In the guise of Tom Toy, Dr. Johnson in The Idler #39 dispenses advice on marriage, love, gift-giving, jewelry and, as always, vanity. He speaks of what we call a charm bracelet:
“I know not whether it is the interest of the husband to solicit very earnestly a place on the bracelet. If his image be not in the heart, it is of small avail to hang it on the hand. A husband encircled with diamonds and rubies may gain some esteem, but will never excite love.”
This may sound like the prevarications of a cheapskate, but Johnson knew what he was talking about. His wife, Elizabeth Porter Johnson (1689-1752), known to him as “Tetty,” had been dead for seven years by the time he was writing the essay. When they married in 1735, he was twenty-five and she was forty-six. Tetty is said to have told her daughter after first meeting Johnson, “That is the most sensible man I ever met.” Sniggering began almost immediately after the wedding. In his biography of Johnson, W. Jackson Bate notes that when older women married younger men in eighteenth-century England, the male partner was judged “an unaggressive type of man—rather mousy, dependent, perhaps slightly infantile. Certainly the idea of such a marriage did not fit one’s notion of Johnson, with his huge, unwieldy frame, his immense physical strength, his courage and rhinocerine laughter, his uncanny incisiveness of mind.” Johnson told his friend Topham Beauclerk: “It was a love marriage upon both sides.”

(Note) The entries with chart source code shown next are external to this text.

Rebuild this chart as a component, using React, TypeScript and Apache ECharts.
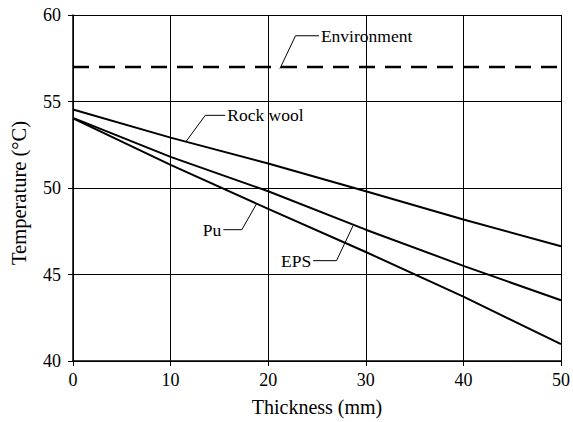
import React, { useEffect, useRef } from "react";
import * as echarts from "echarts";

const thickness = [0, 10, 20, 30, 40, 50];
const rockWool = [54.54, 52.91, 51.42, 49.81, 48.18, 46.63];
const eps = [54.05, 51.8, 49.81, 47.59, 45.5, 43.51];
const pu = [54.02, 51.34, 48.79, 46.3, 43.72, 40.98];
const environment = [57, 57, 57, 57, 57, 57];

const xTitle = "Thickness (mm)";
const yTitle = "Temperature (°C)";

type Ann = { text: string; leader: number[][]; anchor: number[]; align: "left" | "right" };
const annotations: Ann[] = [
  { text: "Environment", leader: [[21.2, 56.9], [22.8, 58.8], [25.2, 58.8]], anchor: [25.4, 58.8], align: "left" },
  { text: "Rock wool", leader: [[11.6, 52.7], [13.55, 54.2], [15.6, 54.2]], anchor: [15.8, 54.2], align: "left" },
  { text: "Pu", leader: [[18.8, 49.08], [17.3, 47.59], [15.4, 47.59]], anchor: [15.2, 47.59], align: "right" },
  { text: "EPS", leader: [[28.7, 47.83], [27.0, 45.8], [24.6, 45.8]], anchor: [24.4, 45.8], align: "right" },
];

const FONT = "Liberation Serif";

const pairs = (ys: number[]) => thickness.map((x, i) => [x, ys[i]]);

export default function App() {
  const ref = useRef<HTMLDivElement>(null);
  useEffect(() => {
    if (!ref.current) return;
    const chart = echarts.init(ref.current, undefined, { renderer: "svg" });
    const solid = { color: "#000", width: 2 };
    chart.setOption({
      animation: false,
      backgroundColor: "#fff",
      textStyle: { fontFamily: FONT },
      grid: { left: 70, right: 10, top: 15, bottom: 58, containLabel: false },
      xAxis: {
        type: "value",
        min: 0,
        max: 50,
        interval: 10,
        name: xTitle,
        nameLocation: "middle",
        nameGap: 36,
        nameTextStyle: { fontFamily: FONT, fontSize: 20, color: "#000" },
        axisLine: { show: true, onZero: false, lineStyle: { color: "#000", width: 1.5 } },
        axisTick: { show: true, inside: false, length: 5, lineStyle: { color: "#000", width: 1 } },
        axisLabel: { fontFamily: FONT, fontSize: 18, color: "#000", margin: 10 },
        splitLine: { show: true, lineStyle: { color: "#000", width: 1 } },
      },
      yAxis: {
        type: "value",
        min: 40,
        max: 60,
        interval: 5,
        name: yTitle,
        nameLocation: "middle",
        nameGap: 44,
        nameTextStyle: { fontFamily: FONT, fontSize: 20.5, color: "#000", padding: [0, 10, 0, 0] },
        axisLine: { show: true, onZero: false, lineStyle: { color: "#000", width: 1.5 } },
        axisTick: { show: true, inside: false, length: 5, lineStyle: { color: "#000", width: 1 } },
        axisLabel: { fontFamily: FONT, fontSize: 18, color: "#000", margin: 12 },
        splitLine: { show: true, lineStyle: { color: "#000", width: 1 } },
      },
      series: [
        { name: "Environment", type: "line", data: pairs(environment), showSymbol: false, lineStyle: { color: "#000", width: 2.5, type: [16, 10] } },
        { name: "Rock wool", type: "line", data: pairs(rockWool), showSymbol: false, lineStyle: solid },
        { name: "EPS", type: "line", data: pairs(eps), showSymbol: false, lineStyle: solid },
        { name: "Pu", type: "line", data: pairs(pu), showSymbol: false, lineStyle: solid },
      ],
    });
    const graphics: any[] = [];
    annotations.forEach((a) => {
      const pts = a.leader.map((p) => chart.convertToPixel({ gridIndex: 0 }, p) as number[]);
      graphics.push({ type: "polyline", shape: { points: pts }, style: { stroke: "#000", lineWidth: 1, fill: null } });
      const t = chart.convertToPixel({ gridIndex: 0 }, a.anchor) as number[];
      graphics.push({
        type: "text",
        x: t[0],
        y: t[1],
        style: { text: a.text, fontFamily: FONT, fontSize: 17.5, fill: "#000", align: a.align, verticalAlign: "middle" },
      });
    });
    chart.setOption({ graphic: graphics });
    return () => chart.dispose();
  }, []);
  return <div ref={ref} style={{ width: 573, height: 422, position: "absolute", left: 0, top: 0 }} />;
}
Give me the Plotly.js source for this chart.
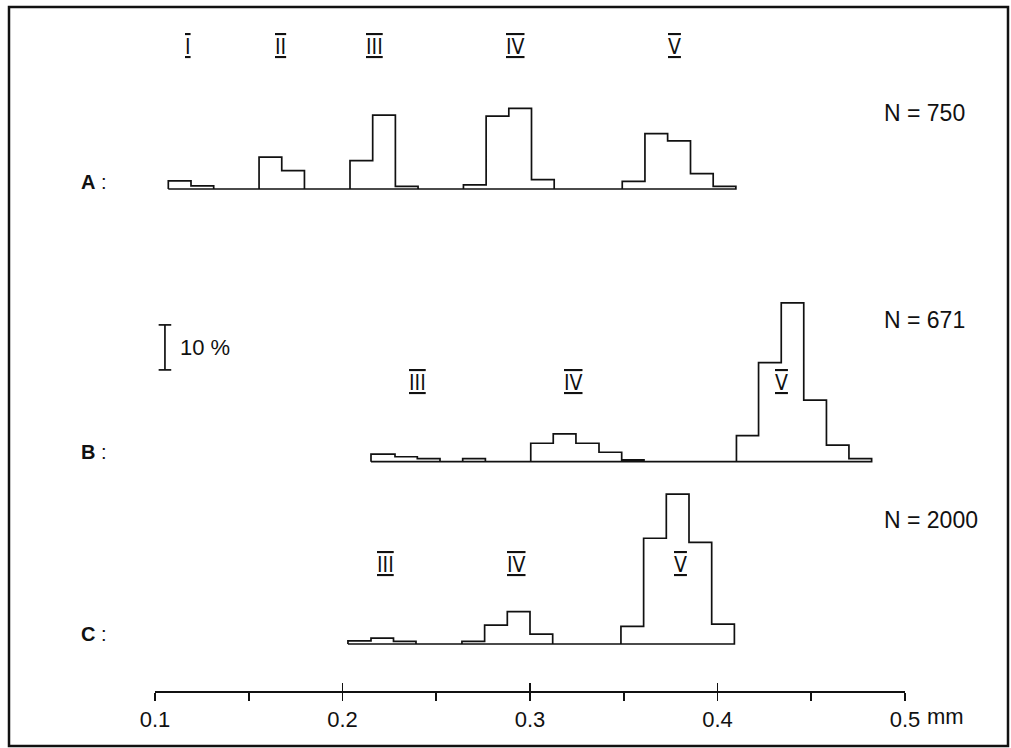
<!DOCTYPE html>
<html>
<head>
<meta charset="utf-8">
<script src="https://cdn.plot.ly/plotly-3.0.1.min.js"></script>
<style>
  html, body { margin: 0; padding: 0; background: #fff; }
  #chart { width: 1011px; height: 748px; }
</style>
</head>
<body>
<div id="chart"></div>
<script>
// ---------- data (bin edges in mm, frequencies in %) ----------
const edgesA = [0.1071, 0.1192, 0.1313, 0.1555, 0.1676, 0.1797, 0.2040, 0.2161, 0.2282, 0.2403,
                0.2645, 0.2766, 0.2887, 0.3008, 0.3129, 0.3492, 0.3613, 0.3734, 0.3856, 0.3977, 0.4098];
const pctA   = [1.8, 0.7, 0, 7.1, 4.1, 0, 6.3, 16.4, 0.6, 0,
                0.9, 16.2, 17.9, 2.1, 0, 1.7, 12.3, 10.7, 3.4, 0.6];

const edgesB = [0.2152, 0.2280, 0.2399, 0.2520, 0.2641, 0.2762, 0.3004, 0.3124, 0.3245, 0.3368,
                0.3489, 0.3608, 0.4101, 0.4219, 0.4340, 0.4460, 0.4581, 0.4701, 0.4822];
const pctB   = [1.7, 1.1, 0.7, 0, 0.7, 0, 4.1, 6.2, 4.1, 2.1, 0.4, 0, 5.8, 22.0, 35.3, 13.7, 3.7, 0.7];

const edgesC = [0.2029, 0.2152, 0.2272, 0.2392, 0.2637, 0.2758, 0.2879, 0.3000, 0.3121,
                0.3485, 0.3606, 0.3727, 0.3848, 0.3969, 0.4090];
const pctC   = [0.7, 1.3, 0.6, 0, 0.6, 4.2, 7.2, 2.2, 0, 3.9, 23.5, 33.3, 22.6, 4.4];

const panelNames = ['A', 'B', 'C'];
const sampleSizes = [750, 671, 2000];
const xTickVals = [0.1, 0.2, 0.3, 0.4, 0.5];
const xTickText = ['0.1', '0.2', '0.3', '0.4', '0.5'];
const scaleBarPct = 10;
const scaleBarBasePct = 20.4;   // bottom of the 10 % bar, in panel B units
const scaleBarX = 0.1053;       // mm

// Roman-numeral year-class labels: [mm position, label]
const romanA = [[0.1177, 'I'], [0.1670, 'II'], [0.2170, 'III'], [0.2920, 'IV'], [0.3770, 'V']];
const romanB = [[0.2400, 'III'], [0.3230, 'IV'], [0.4340, 'V']];
const romanC = [[0.2227, 'III'], [0.2927, 'IV'], [0.3800, 'V']];

// ---------- geometry ----------
const W = 1011, H = 748;
const L = 155, R = 905, T = 20, B = 691;
const PX_PER_PCT = 4.5;
const PH = B - T, PW = R - L;
const py = y => (B - y) / PH;          // page px -> paper y
const pxp = x => (x - L) / PW;         // page px -> paper x

function yPanel(basePx, topPx, botPx) {
  return {
    domain: [py(botPx), py(topPx)],
    range: [-(botPx - basePx) / PX_PER_PCT, (basePx - topPx) / PX_PER_PCT],
    visible: false, fixedrange: true
  };
}

function stepTrace(edges, vals, xaxis, yaxis) {
  const n = vals.length;
  const x = [edges[0]], y = [0];
  for (let i = 0; i < n; i++) { x.push(edges[i]); y.push(vals[i]); }
  x.push(edges[n], edges[n], edges[0]);
  y.push(vals[n - 1], 0, 0);
  return {
    type: 'scatter', mode: 'lines', x: x, y: y, xaxis: xaxis, yaxis: yaxis,
    line: { shape: 'hv', color: '#111', width: 1.7 }, hoverinfo: 'skip', showlegend: false
  };
}

const traces = [
  stepTrace(edgesA, pctA, 'x', 'y'),
  stepTrace(edgesB, pctB, 'x', 'y2'),
  stepTrace(edgesC, pctC, 'x2', 'y3'),
  {
    type: 'scatter', mode: 'lines+markers', xaxis: 'x', yaxis: 'y2',
    x: [scaleBarX, scaleBarX], y: [scaleBarBasePct, scaleBarBasePct + scaleBarPct],
    line: { color: '#111', width: 1.7 },
    marker: { symbol: 'line-ew', size: 9, color: '#111', line: { width: 1.7, color: '#111' } },
    hoverinfo: 'skip', showlegend: false
  }
];

const FONT = '"Liberation Sans", Arial, sans-serif';
const ROMAN_FONT = '"DejaVu Sans Condensed", "DejaVu Sans", sans-serif';

const annotations = [];
function roman(list, yPx) {
  list.forEach(([x, t]) => annotations.push({
    xref: 'x', yref: 'paper', x: x, y: py(yPx),
    text: '<span style="text-decoration:underline overline">' + t + '</span>', showarrow: false,
    xanchor: 'center', yanchor: 'middle', font: { family: ROMAN_FONT, size: 21, color: '#111' }
  }));
}
roman(romanA, 47);
roman(romanB, 383);
roman(romanC, 565);

const labelY = [182, 452, 634];
const nY = [113, 320, 520];
panelNames.forEach((p, i) => {
  annotations.push({
    xref: 'paper', yref: 'paper', x: pxp(94), y: py(labelY[i]), text: '<b>' + p + '</b> :',
    showarrow: false, xanchor: 'center', yanchor: 'middle',
    font: { family: FONT, size: 20, color: '#111' }
  });
  annotations.push({
    xref: 'paper', yref: 'paper', x: pxp(882), y: py(nY[i]), text: 'N = ' + sampleSizes[i],
    showarrow: false, xanchor: 'left', yanchor: 'middle',
    font: { family: FONT, size: 23, color: '#111' }
  });
});
annotations.push({
  xref: 'paper', yref: 'paper', x: pxp(178), y: py(347), text: scaleBarPct + ' %',
  showarrow: false, xanchor: 'left', yanchor: 'middle',
  font: { family: FONT, size: 22, color: '#111' }
});
annotations.push({
  xref: 'paper', yref: 'paper', x: pxp(925), y: py(716), text: 'mm',
  showarrow: false, xanchor: 'left', yanchor: 'middle',
  font: { family: FONT, size: 22, color: '#111' }
});

const layout = {
  width: W, height: H,
  margin: { l: L, r: W - R, t: T, b: H - B, pad: 0 },
  paper_bgcolor: '#fff', plot_bgcolor: 'rgba(0,0,0,0)',
  showlegend: false,
  xaxis: {
    range: [0.1, 0.5], anchor: 'y3', fixedrange: true,
    showgrid: false, zeroline: false,
    showline: true, linecolor: '#111', linewidth: 2,
    ticks: 'outside', ticklen: 8, tickwidth: 1.7, tickcolor: '#111',
    tickvals: xTickVals, ticktext: xTickText,
    tickfont: { family: FONT, size: 22, color: '#111' },
    minor: { ticks: 'outside', ticklen: 8, tickwidth: 1.7, tickcolor: '#111', dtick: 0.05, tick0: 0.1 }
  },
  xaxis2: {
    range: [0.1, 0.5], matches: 'x', anchor: 'y3', fixedrange: true,
    showgrid: false, zeroline: false, showline: false,
    ticks: 'inside', ticklen: 8, tickwidth: 1.7, tickcolor: '#111',
    tickvals: xTickVals, showticklabels: false
  },
  yaxis: yPanel(189, 30, 195),
  yaxis2: yPanel(461.7, 260, 468),
  yaxis3: yPanel(644, 470, B),
  annotations: annotations,
  shapes: [{
    type: 'rect', xref: 'paper', yref: 'paper',
    x0: pxp(9), x1: pxp(1008), y0: py(746), y1: py(7),
    line: { color: '#111', width: 2.5 }, fillcolor: 'rgba(0,0,0,0)', layer: 'below'
  }]
};

Plotly.newPlot('chart', traces, layout, { staticPlot: true, displayModeBar: false });
</script>
</body>
</html>
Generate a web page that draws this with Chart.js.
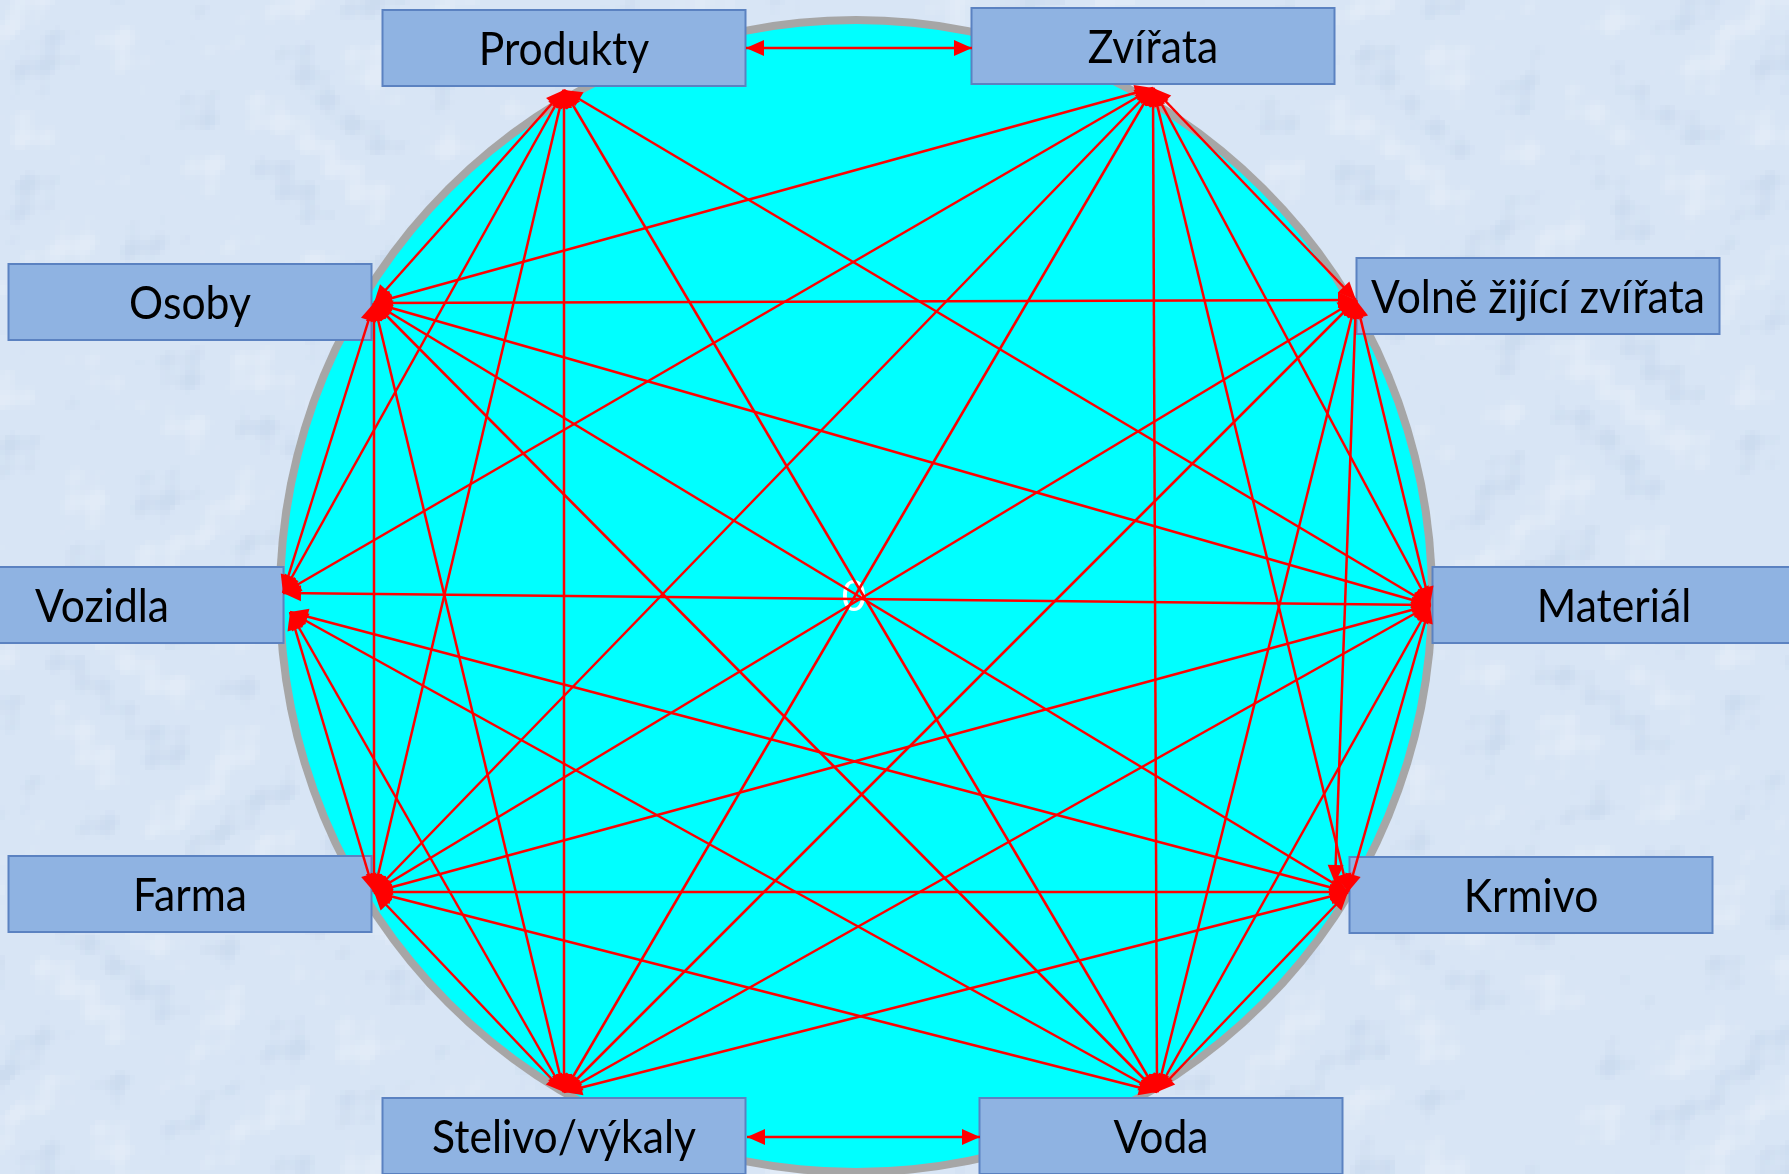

Born forty-eight years after Tetty’s death, Macaulay confidently described her as “a short, fat, coarse woman, painted half an inch thick, dressed in gaudy colours, and fond of exhibiting provincial airs and graces.” His judgment remains influential, especially among those offended by Johnson’s eminence. Defaming a man in matters of love and romance is a favorite tactic of inadequate minds. Tetty’s epitaph, composed by Johnson, reads: “Formosae, cultae, ingeniosae, piae [beautiful, elegant, talented, dutiful].”
John Hawkins says in his 1787 biography of Johnson: “The melancholy, which seized Johnson, on the death of his wife, was not, in degree, such as usually follows the deprivation of near relations and friends; it was of the blackest and deepest kind.” In 1764, twelve years after his wife’s death, Johnson wrote in a diary: “Having before I went to bed composed the foregoing meditation and the following prayer, I tried to compose myself but slept unquietly. I rose, took tea, and prayed for resolution and perseverance. Thought on Tetty, dear poor Tetty, with my eyes full.” And yet, Johnson was to write in his Idler essay:
“He that thinks himself most secure of his wife, should be fearful of persecuting her continually with his presence. The joy of life is variety; the tenderest love requires to be rekindled by intervals of absence; and Fidelity herself will be wearied with transferring her eye only from the same man to the same picture.”
Ever the traditionalist, I have given my wife flowers and chocolate for St. Valentine’s Day. She has plenty of bracelets.